Top party leaders, including Union ministers and those from states, were present at the BJP headquarters to file nominations in support of Nadda.
Senior BJP leader Radha Mohan Singh, who is in charge of the organisational election process, had announced the schedule after the party’s internal poll exercise was completed in 21 of the BJP’s 36 state and Union territory units.
Singh, in a statement, had said: “After successfully conducting Phase 1 of the BJP enrolment and expansion drive, creating 75 per cent booth committees, 50 per cent Mandal committees and holding election as per BJP’s constitution in 21 states to elect party presidents, I am pleased to announce the elections for the post of National president of the BJP.”
The BJP’s constitution stipulates that its national president can be elected after at least half of the total state units have completed their organisational election exercise.
Nadda’s name was proposed by Amit Shah, Rajnath Singh and Nitin Gadkari — the party’s ex-chiefs and parliamentary board members.
An old BJP workhorse, Nadda was appointed as the party’s working president in July last year in an indication that the Himachal Pradesh leader was the likely choice for the top organisational job.
In the run-up to the 2019 Lok Sabha election, he was in-charge of the BJP’s election campaign in the politically crucial state of Uttar Pradesh, where the party faced a tough challenge from the grand alliance of the Samajwadi Party (SP) and Bahujan Samaj Party (BSP). The party won 62 out of the 80 Lok Sabha seats in Uttar Pradesh.

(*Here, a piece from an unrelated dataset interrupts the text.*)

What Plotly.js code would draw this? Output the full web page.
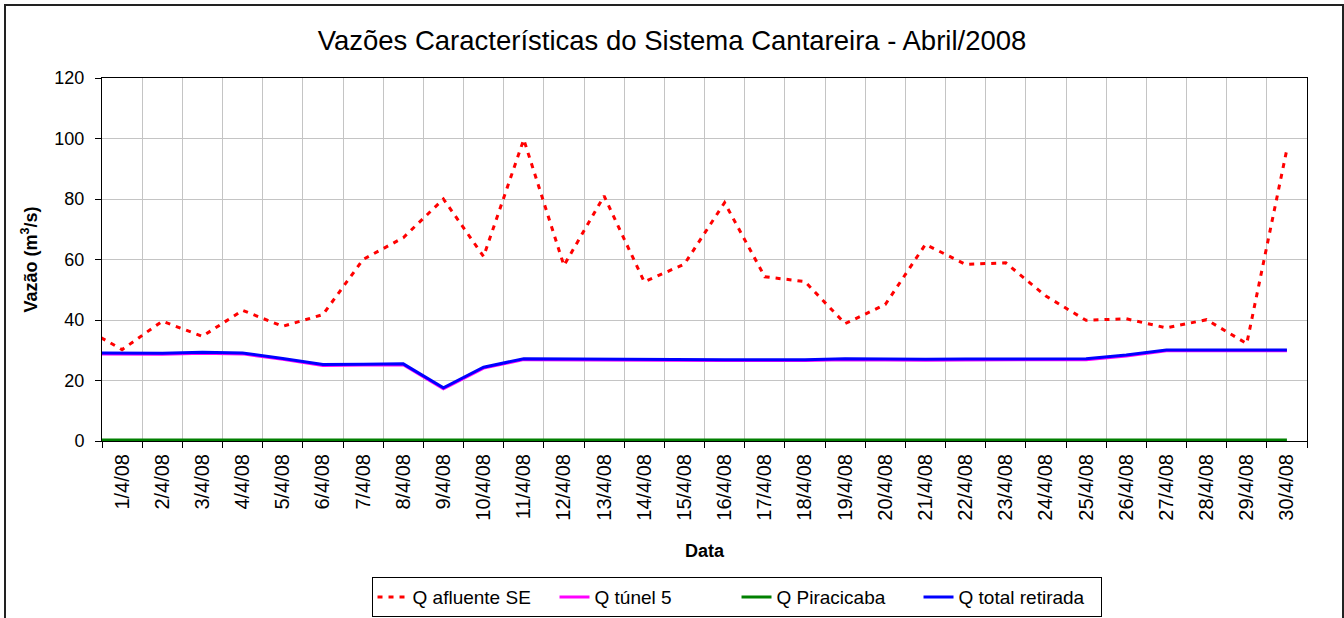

Having risen through the saffron ranks, Nadda has long been a member of the BJP parliamentary board, its highest decision making body. He had served as a minister in the first Modi government.
Nadda’s decades-long experience in the organisation, starting from student politics, proximity to the RSS and clean image are seen as his strengths.
The election of a new president brings to end incumbent Shah’s tenure of over five-and-a-half years during which the BJP expanded its footprints across the country like never before and enjoyed its best phase in electoral contests despite suffering a few setbacks in state polls.
With Shah joining the Modi 2.0 government as home minister, the BJP began the exercise for electing his successor as the party has the convention of ‘one person, one post’.